Hadoop MapReduce: Parallel processing and distributed computing
These are the set of libraries that will help us in distributed computing.
In MapReduce, the map function is applied to the data chunks in HDFS. The output from the map function is given to the reduce function. The reduce function gives us the desired output.
HDFS
HDFS is the abreviation form for Hadoop Distributed File System.
HDFS is designed to store very large files across machines in a large network
64MB
Any file that is kept on HDFS is divided into small pieces and distributed.
Each file is divided into a sequence of blocks and all blocks are of equal size, 64MB in general, sometimes even 128 MB.
HDFS-Replication
Blocks are replicated on different machine in the cluster for fault tolerance.
Replication placement is not random, it is optimized to improve:
Reliability
Availability
Network bandwidth utilization
Name node and Data node
HDFS has small pieces of data called blocks and manages these blocks using master and slave architecture.
Name node:
The Master node.
Name node has metadata stored in it like namespace information, block information, etc.
Keeps track of what blocks are on which slave nodes, where the replication of data blocks on the data nodes.
Data node:
The Slave nodes.
The blocks of data are stored on data nodes.
Data nodes are not smart, their main role is to store the data.
Resource Manager and Node Manager
Resource Manager
There is only one Resource Manager per cluster.
Resource Manager knows where the slaves are located (Rack Awareness).

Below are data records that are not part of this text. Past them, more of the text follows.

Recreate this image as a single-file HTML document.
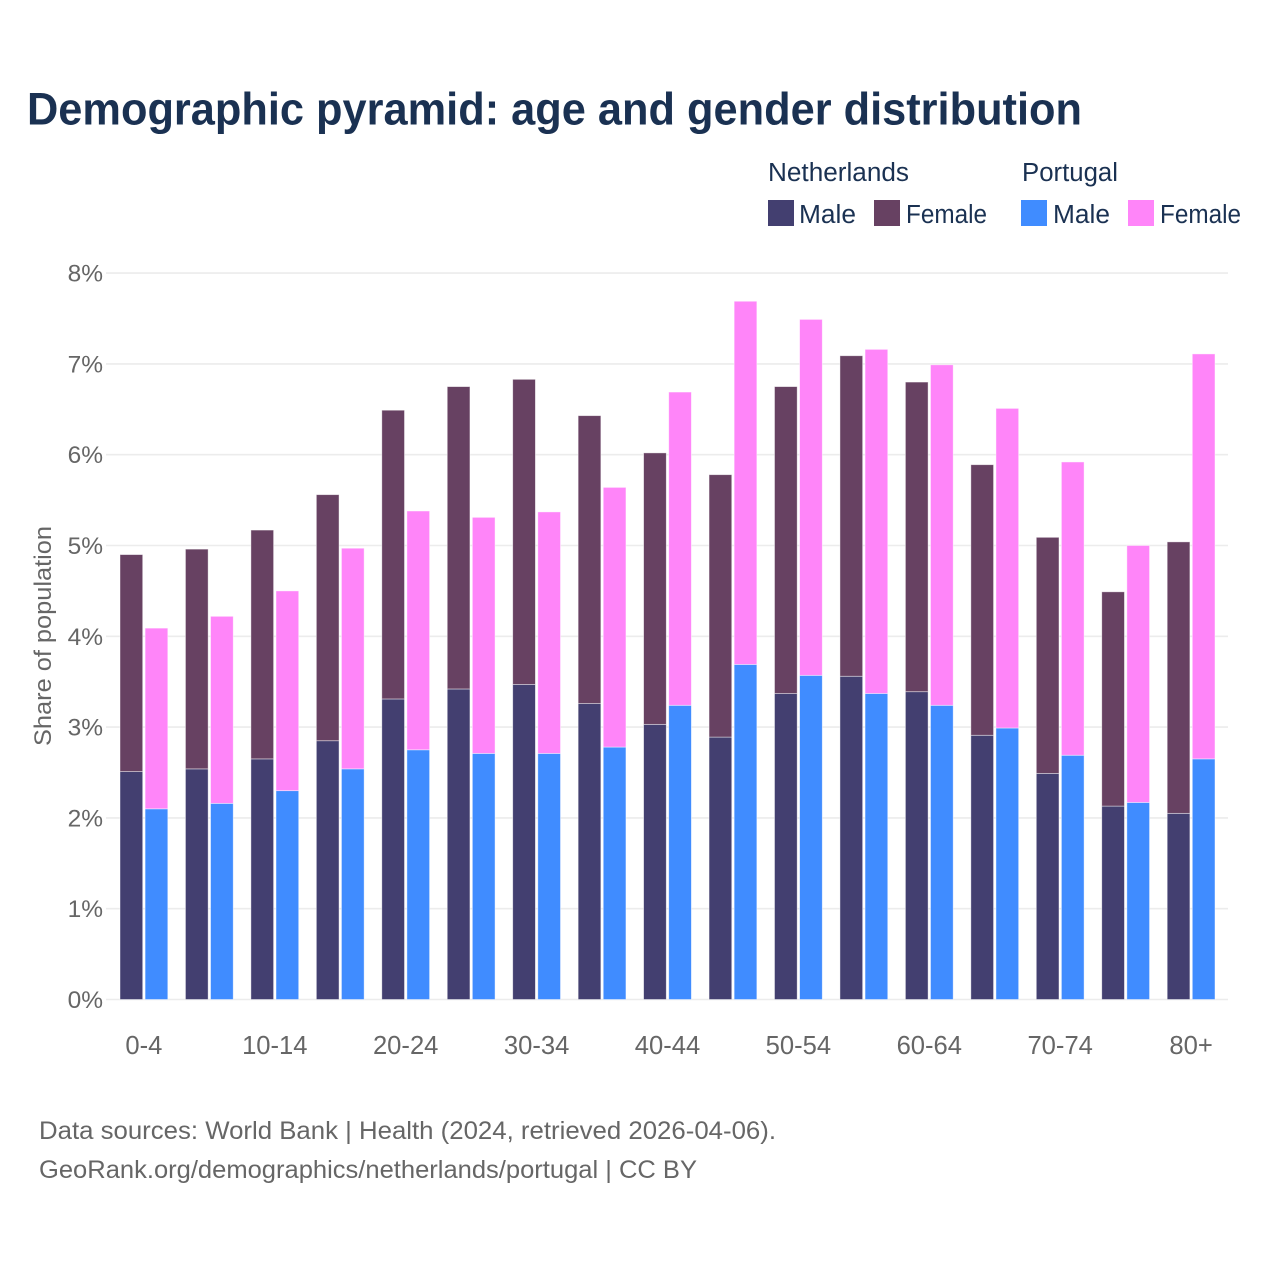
<!DOCTYPE html>
<html lang="en">
<head>
<meta charset="utf-8">
<title>Demographic pyramid</title>
<style>
html,body{margin:0;padding:0;background:#fff;width:1280px;height:1280px;overflow:hidden}
svg{display:block}
text{font-family:"Liberation Sans",sans-serif}
</style>
</head>
<body>
<svg id="chart" xmlns="http://www.w3.org/2000/svg" width="1280" height="1280" viewBox="0 0 1280 1280">
<rect width="1280" height="1280" fill="#fff"/>
<text x="27" y="124.5" font-size="45.5" font-weight="700" fill="#1a3152" textLength="1055" lengthAdjust="spacingAndGlyphs">Demographic pyramid: age and gender distribution</text>
<g id="grid"></g>
<g id="bars"></g>
<g id="xaxis"></g>
<g id="yaxis"></g>
<text transform="translate(51,746) rotate(-90)" font-size="24" fill="#666" textLength="220" lengthAdjust="spacingAndGlyphs">Share of population</text>
<g font-size="25.5" fill="#1a3152">
<text x="768" y="181" textLength="141" lengthAdjust="spacingAndGlyphs">Netherlands</text>
<text x="1022" y="181" textLength="96" lengthAdjust="spacingAndGlyphs">Portugal</text>
<rect x="768" y="200" width="26" height="26" fill="#433f70"/>
<text x="799" y="223" textLength="57" lengthAdjust="spacingAndGlyphs">Male</text>
<rect x="874" y="200" width="26" height="26" fill="#674162"/>
<text x="906" y="223" textLength="81" lengthAdjust="spacingAndGlyphs">Female</text>
<rect x="1021" y="200" width="26" height="26" fill="#408cff"/>
<text x="1053" y="223" textLength="57" lengthAdjust="spacingAndGlyphs">Male</text>
<rect x="1128" y="200" width="26" height="26" fill="#ff85f9"/>
<text x="1160" y="223" textLength="81" lengthAdjust="spacingAndGlyphs">Female</text>
</g>
<g font-size="25" fill="#666">
<text x="39" y="1139" textLength="737" lengthAdjust="spacingAndGlyphs">Data sources: World Bank | Health (2024, retrieved 2026-04-06).</text>
<text x="39" y="1178" textLength="658" lengthAdjust="spacingAndGlyphs">GeoRank.org/demographics/netherlands/portugal | CC BY</text>
</g>
</svg>
<script>
const categories = ["0-4","5-9","10-14","15-19","20-24","25-29","30-34","35-39","40-44","45-49","50-54","55-59","60-64","65-69","70-74","75-79","80+"];
const xTickLabels = ["0-4","","10-14","","20-24","","30-34","","40-44","","50-54","","60-64","","70-74","","80+"];
const yTickValues = [0,1,2,3,4,5,6,7,8];
const netherlandsMale = [2.51,2.54,2.65,2.85,3.31,3.42,3.47,3.26,3.03,2.89,3.37,3.56,3.39,2.91,2.49,2.13,2.05];
const netherlandsFemale = [2.39,2.42,2.52,2.71,3.18,3.33,3.36,3.17,2.99,2.89,3.38,3.53,3.41,2.98,2.60,2.36,2.99];
const portugalMale = [2.10,2.16,2.30,2.54,2.75,2.71,2.71,2.78,3.24,3.69,3.57,3.37,3.24,2.99,2.69,2.17,2.65];
const portugalFemale = [1.99,2.06,2.20,2.43,2.63,2.60,2.66,2.86,3.45,4.00,3.92,3.79,3.75,3.52,3.23,2.83,4.46];

const NS = "http://www.w3.org/2000/svg";
const y0 = 999.5, pxPerUnit = 90.8;
const firstCenter = 143.9, step = 65.45, barW = 22.7, barGap = 2.4;
function yScale(v){ return y0 - v * pxPerUnit; }
function xCenter(i){ return firstCenter + i * step; }
function make(tag, attrs, parent){
  const el = document.createElementNS(NS, tag);
  for (const k in attrs) el.setAttribute(k, attrs[k]);
  parent.appendChild(el);
  return el;
}
const gridG = document.getElementById("grid");
const yG = document.getElementById("yaxis");
const xG = document.getElementById("xaxis");
const barsG = document.getElementById("bars");

yTickValues.forEach(function(v){
  const line = make("line", {x1:106, x2:1228, y1:yScale(v), y2:yScale(v), stroke:"#ececec", "stroke-width":1.6}, gridG);
  
  
  const t = make("text", {x:103, y:yScale(v)+8.5, "text-anchor":"end", "font-size":24.5, fill:"#666"}, yG);
  
  
  t.textContent = v + "%";
});

xTickLabels.forEach(function(label, i){
  if (!label) return;
  const t = make("text", {x:xCenter(i), y:1054, "text-anchor":"middle", "font-size":25.6, fill:"#666"}, xG);
  
  
  t.textContent = label;
});

function drawBar(x, base, value, fill, name){
  const r = make("rect", {x:x, y:yScale(base+value), width:barW, height:value*pxPerUnit, fill:fill, stroke:"#fff", "stroke-opacity":0.55, "stroke-width":0.8}, barsG);
  
  
  const tip = make("title", {}, r);
  tip.textContent = name + " " + value + "%";
}
categories.forEach(function(cat, i){
  const c = xCenter(i);
  const xNl = c - barGap/2 - barW;
  const xPt = c + barGap/2;
  drawBar(xNl, 0, netherlandsMale[i], "#433f70", "bar-netherlands-male-" + cat);
  drawBar(xNl, netherlandsMale[i], netherlandsFemale[i], "#674162", "bar-netherlands-female-" + cat);
  drawBar(xPt, 0, portugalMale[i], "#408cff", "bar-portugal-male-" + cat);
  drawBar(xPt, portugalMale[i], portugalFemale[i], "#ff85f9", "bar-portugal-female-" + cat);
});
</script>
</body>
</html>
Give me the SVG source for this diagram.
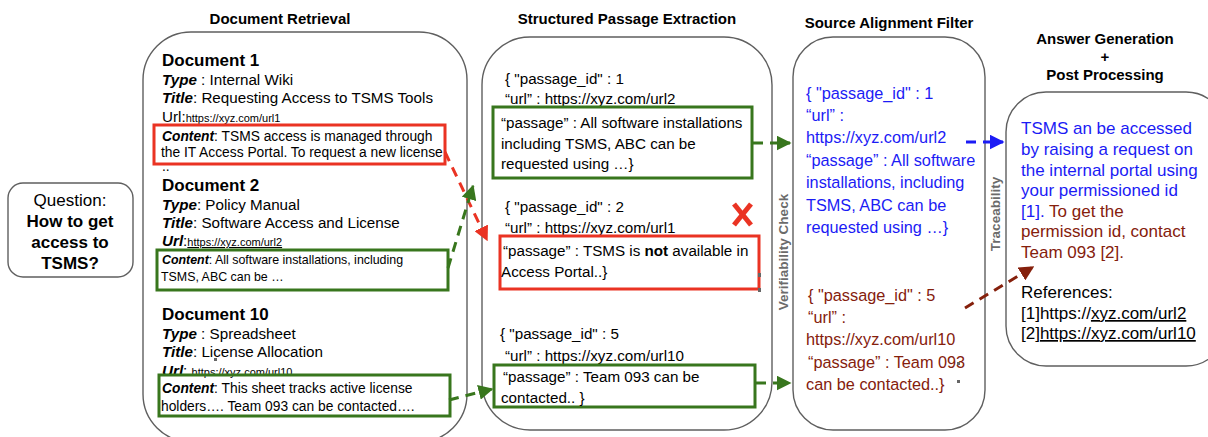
<svg xmlns="http://www.w3.org/2000/svg" width="1208" height="437" viewBox="0 0 1208 437">
  <defs>
    <style>
      text { font-family: "Liberation Sans", Arial, sans-serif; }
      .head { font-size: 15px; font-weight: bold; text-anchor: middle; fill: #000; }
      .meta { font-size: 15.2px; fill: #000; }
      .doc { font-size: 13.8px; fill: #000; }
      .doc-sm { font-size: 12.4px; fill: #000; }
      .dtitle { font-size: 17px; font-weight: bold; fill: #000; }
      .q { font-size: 17px; text-anchor: middle; fill: #000; }
      .bi { font-weight: bold; font-style: italic; }
      .small { font-size: 11px; }
      .pas { font-size: 15.2px; fill: #000; }
      .blue { font-size: 16.3px; fill: #1b1bf5; }
      .brown { font-size: 16.3px; fill: #85200c; }
      .ans { font-size: 17px; fill: #000; }
      .ans-blue { font-size: 17px; fill: #1b1bf5; }
      .ans-brown { font-size: 17px; fill: #85200c; }
      .vlab { font-size: 13.5px; font-weight: bold; fill: #6b6b6b; text-anchor: middle; }
      .panel { fill: #fff; stroke: #5f5f5f; stroke-width: 1.4; }
      .redbox { fill: none; stroke: #ea3323; stroke-width: 3; }
      .greenbox { fill: none; stroke: #38761d; stroke-width: 3; }
      .dash { fill: none; stroke-width: 3; stroke-dasharray: 10 7; }
      .handle { fill: #666; }
    </style>
    <marker id="arrRed" viewBox="0 0 10 10" refX="9" refY="5" markerWidth="5" markerHeight="5" orient="auto" markerUnits="strokeWidth">
      <path d="M0,0 L10,5 L0,10 z" fill="#ea3323"/>
    </marker>
    <marker id="arrGreen" viewBox="0 0 10 10" refX="9" refY="5" markerWidth="5" markerHeight="5" orient="auto" markerUnits="strokeWidth">
      <path d="M0,0 L10,5 L0,10 z" fill="#38761d"/>
    </marker>
    <marker id="arrBlue" viewBox="0 0 10 10" refX="9" refY="5" markerWidth="5" markerHeight="5" orient="auto" markerUnits="strokeWidth">
      <path d="M0,0 L10,5 L0,10 z" fill="#1b1bf5"/>
    </marker>
    <marker id="arrBrown" viewBox="0 0 10 10" refX="9" refY="5" markerWidth="5" markerHeight="5" orient="auto" markerUnits="strokeWidth">
      <path d="M0,0 L10,5 L0,10 z" fill="#85200c"/>
    </marker>
  </defs>

  <rect width="1208" height="437" fill="#fff"/>

  <!-- Stage headings -->
  <g id="headings">
    <text class="head" x="280" y="24">Document Retrieval</text>
    <text class="head" x="627" y="24">Structured Passage Extraction</text>
    <text class="head" x="889" y="28">Source Alignment Filter</text>
    <text class="head" x="1105" y="44">Answer Generation</text>
    <text class="head" x="1105" y="62">+</text>
    <text class="head" x="1105" y="80">Post Processing</text>
  </g>

  <!-- Question -->
  <g id="question">
    <rect class="panel" x="8" y="183" width="125" height="94" rx="15"/>
    <text class="q" x="70" y="206">Question:</text>
    <text class="q" x="70" y="227" font-weight="bold">How to get</text>
    <text class="q" x="70" y="248" font-weight="bold">access to</text>
    <text class="q" x="70" y="269" font-weight="bold">TSMS?</text>
  </g>

  <!-- Document Retrieval -->
  <g id="document-retrieval">
    <rect class="panel" x="143" y="32" width="324" height="410" rx="48"/>
    <text class="dtitle" x="162" y="66">Document 1</text>
    <text class="meta" x="162" y="85"><tspan class="bi">Type</tspan> : Internal Wiki</text>
    <text class="meta" x="162" y="103"><tspan class="bi">Title</tspan>: Requesting Access to TSMS Tools</text>
    <text class="meta" x="162" y="122">Url:<tspan class="small">https://xyz.com/url1</tspan></text>
    <rect class="redbox" x="154" y="125" width="291" height="39"/>
    <text class="doc" x="162" y="141"><tspan class="bi">Content</tspan>: TSMS access is managed through</text>
    <text class="doc" x="161" y="157">the IT Access Portal. To request a new license</text>
    <text class="doc" x="162" y="171">..</text>

    <text class="dtitle" x="162" y="191">Document 2</text>
    <text class="meta" x="162" y="210"><tspan class="bi">Type</tspan>: Policy Manual</text>
    <text class="meta" x="162" y="228"><tspan class="bi">Title</tspan>: Software Access and License</text>
    <text class="meta" x="162" y="246"><tspan class="bi">Url</tspan>:<tspan class="small" text-decoration="underline">https://xyz.com/url2</tspan></text>
    <rect class="greenbox" x="157" y="250" width="291" height="40"/>
    <text class="doc-sm" x="162" y="264"><tspan class="bi">Content</tspan>: All software installations, including</text>
    <text class="doc-sm" x="161" y="281">TSMS, ABC can be …</text>

    <text class="dtitle" x="162" y="320">Document 10</text>
    <text class="meta" x="162" y="339"><tspan class="bi">Type</tspan> : Spreadsheet</text>
    <text class="meta" x="162" y="357"><tspan class="bi">Title</tspan>: License Allocation</text>
    <text class="meta" x="162" y="376"><tspan class="bi">Url</tspan>: <tspan class="small">https://xyz.com/url10</tspan></text>
    <rect class="handle" x="214" y="358" width="3" height="3"/>
    <rect class="greenbox" x="159" y="375" width="291" height="41"/>
    <text class="doc" x="162" y="393"><tspan class="bi">Content</tspan>: This sheet tracks active license</text>
    <text class="doc" x="161" y="411">holders…. Team 093 can be contacted….</text>
  </g>

  <!-- Structured Passage Extraction -->
  <g id="passage-extraction">
    <rect class="panel" x="482" y="37" width="290" height="393" rx="48"/>
    <text class="pas" x="505" y="84">{ "passage_id" : 1</text>
    <text class="pas" x="505" y="104">“url” : https://xyz.com/url2</text>
    <rect class="greenbox" x="493" y="107" width="259" height="71"/>
    <text class="pas" x="501" y="128"> “passage” : All software installations</text>
    <text class="pas" x="501" y="149">including TSMS, ABC can be</text>
    <text class="pas" x="501" y="169">requested using …}</text>

    <text class="pas" x="505" y="212">{ "passage_id" : 2</text>
    <text class="pas" x="505" y="233">“url” : https://xyz.com/url1</text>
    <rect class="redbox" x="500" y="236" width="259" height="53"/>
    <text class="pas" x="503" y="256"> “passage” : TSMS is <tspan font-weight="bold">not</tspan> available in</text>
    <text class="pas" x="501" y="277">Access Portal..}</text>
    <rect class="handle" x="758" y="273" width="3" height="4"/>
    <rect class="handle" x="758" y="288" width="3" height="4"/>
    <!-- rejected marker -->
    <g stroke="#ea3323" stroke-width="5" stroke-linecap="butt">
      <line x1="734" y1="204" x2="751" y2="225"/>
      <line x1="751" y1="204" x2="734" y2="225"/>
    </g>

    <text class="pas" x="500" y="339">{ "passage_id" : 5</text>
    <text class="pas" x="505" y="361">“url” : https://xyz.com/url10</text>
    <rect class="greenbox" x="494" y="365" width="261" height="42"/>
    <text class="pas" x="503" y="382"> “passage” : Team 093 can be</text>
    <text class="pas" x="501" y="403">contacted.. }</text>
  </g>

  <!-- Verifiability Check label -->
  <g id="verifiability-check">
    <text class="vlab" transform="translate(788 252) rotate(-90)">Verifiability Check</text>
  </g>

  <!-- Source Alignment Filter -->
  <g id="source-alignment">
    <rect class="panel" x="793" y="37" width="192" height="393" rx="40"/>
    <text class="blue" x="806" y="99">{ "passage_id" : 1</text>
    <text class="blue" x="806" y="121"> “url” :</text>
    <text class="blue" x="806" y="143">https://xyz.com/url2</text>
    <text class="blue" x="806" y="166"> “passage” : All software</text>
    <text class="blue" x="806" y="188">installations, including</text>
    <text class="blue" x="806" y="211">TSMS, ABC can be</text>
    <text class="blue" x="806" y="233">requested using …}</text>

    <text class="brown" x="808" y="301">{  "passage_id" : 5</text>
    <text class="brown" x="808" y="323"> “url” :</text>
    <text class="brown" x="806" y="345">https://xyz.com/url10</text>
    <text class="brown" x="808" y="368"> “passage” : Team 093</text>
    <text class="brown" x="806" y="390">can be contacted..}</text>
    <rect class="handle" x="957" y="362" width="3" height="3"/>
    <rect class="handle" x="957" y="380" width="3" height="3"/>
  </g>

  <!-- Traceability label -->
  <g id="traceability">
    <text class="vlab" transform="translate(1000 214) rotate(-90)">Traceability</text>
  </g>

  <!-- Answer Generation + Post Processing -->
  <g id="answer">
    <rect class="panel" x="1006" y="92" width="220" height="274" rx="40"/>
    <text class="ans-blue" x="1021" y="134">TSMS an be accessed</text>
    <text class="ans-blue" x="1021" y="155">by raising a request on</text>
    <text class="ans-blue" x="1021" y="176">the internal portal using</text>
    <text class="ans-blue" x="1021" y="196">your permissioned id</text>
    <text class="ans-blue" x="1021" y="217">[1]. <tspan class="ans-brown">To get the</tspan></text>
    <text class="ans-brown" x="1021" y="237">permission id, contact</text>
    <text class="ans-brown" x="1021" y="258">Team 093 [2].</text>
    <text class="ans" x="1021" y="298">References:</text>
    <text class="ans" x="1021" y="319">[1]https://<tspan text-decoration="underline">xyz.com/url2</tspan></text>
    <text class="ans" x="1021" y="339">[2]<tspan text-decoration="underline">https://xyz.com/url10</tspan></text>
  </g>

  <!-- Connectors -->
  <g id="connectors">
    <line class="dash" x1="445" y1="152" x2="487" y2="240" stroke="#ea3323" marker-end="url(#arrRed)"/>
    <line class="dash" x1="448" y1="268" x2="473" y2="186" stroke="#38761d" marker-end="url(#arrGreen)"/>
    <line class="dash" x1="449" y1="400" x2="492" y2="389" stroke="#38761d" marker-end="url(#arrGreen)"/>
    <line class="dash" x1="753" y1="143" x2="790" y2="143" stroke="#38761d" marker-end="url(#arrGreen)"/>
    <line class="dash" x1="756" y1="383" x2="790" y2="383" stroke="#38761d" marker-end="url(#arrGreen)"/>
    <line class="dash" x1="966" y1="142" x2="1003" y2="142" stroke="#1b1bf5" marker-end="url(#arrBlue)"/>
    <line class="dash" x1="965" y1="308" x2="1033" y2="267" stroke="#85200c" marker-end="url(#arrBrown)"/>
  </g>
</svg>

Keeps track of how many resources each slave have.
It runs several services, the most important is the Resource Scheduler which decides how to assign the resources.
Node Manager
There are many node managers in a cluster.
Node Manager is a slave to Resource Manager.
Each Node Manager tracks the available data processing resources on its slave nodes.
The processing resource capacity is the amount of memory and the number of cores.
At run-time, the Resource Scheduler will decide how to use this capacity.
Node manager sends regular reports(heartbeat) to the Resource Manager.